L’annonce de la gratuité des cartes d’identité biométriques par le gouvernement guinéen a fait l’effet d’une bombe. Présentée comme une avancée sociale majeure, cette décision divise pourtant l’opinion. Entre espoir d’inclusion et crainte d’un chaos administratif, la question mérite d’être posée : cette gratuité est-elle un véritable progrès ou une source de nouvelles frustrations ?
Une mesure sociale nécessaire
Dans un pays où l’obtention de documents administratifs relève souvent du parcours du combattant, offrir à tous un accès gratuit à la carte d’identité est une avancée louable. Pour les plus démunis, c’est un soulagement. Combien de citoyens, notamment en milieu rural, se sont vu refuser des services faute de papiers d’identité ? Combien d’enfants sont restés invisibles aux yeux de l’État par manque de moyens pour se faire enregistrer ? En ce sens, la mesure est indéniablement salutaire.
Une administration déjà sous pression
Mais à quel prix ? Derrière l’annonce, une autre réalité inquiète : celle d’un système administratif notoirement inefficace, gangréné par la lenteur et le manque de moyens. Lorsque l’on sait qu’obtenir un extrait de naissance ou une simple attestation peut prendre des mois, comment garantir que la gratuité ne transformera pas les mairies en véritables zones de chaos ? La bureaucratie guinéenne a-t-elle les ressources nécessaires pour absorber une demande massive sans sombrer dans l’anarchie ?

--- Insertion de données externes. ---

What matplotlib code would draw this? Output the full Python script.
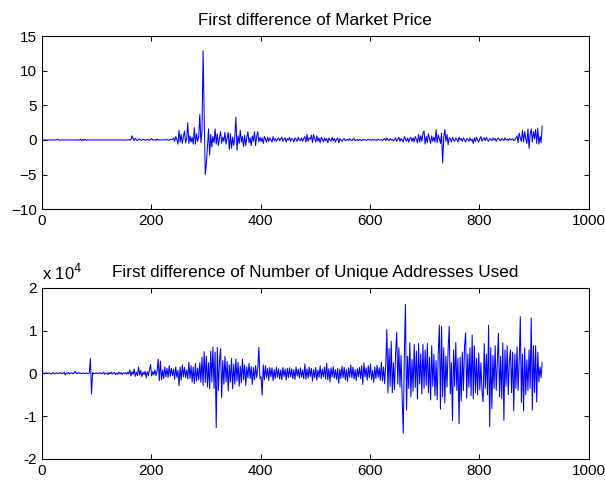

Une application encore floue
Autre inconnue : la mise en œuvre concrète de cette mesure. À ce jour, aucune directive claire n’a été communiquée, et le décret présidentiel censé en préciser les contours se fait attendre. Qui financera cette gratuité ? Quels dispositifs seront mis en place pour éviter les abus ? Autant de questions qui restent en suspens et qui nourrissent un scepticisme légitime.
Si l’intention est louable, le pari est risqué. Une réforme, aussi généreuse soit-elle, ne peut être efficace sans une planification rigoureuse. Or, en Guinée, les promesses se heurtent trop souvent aux dures réalités du terrain. Alors, révolution sociale ou futur fiasco ? L’avenir nous le dira.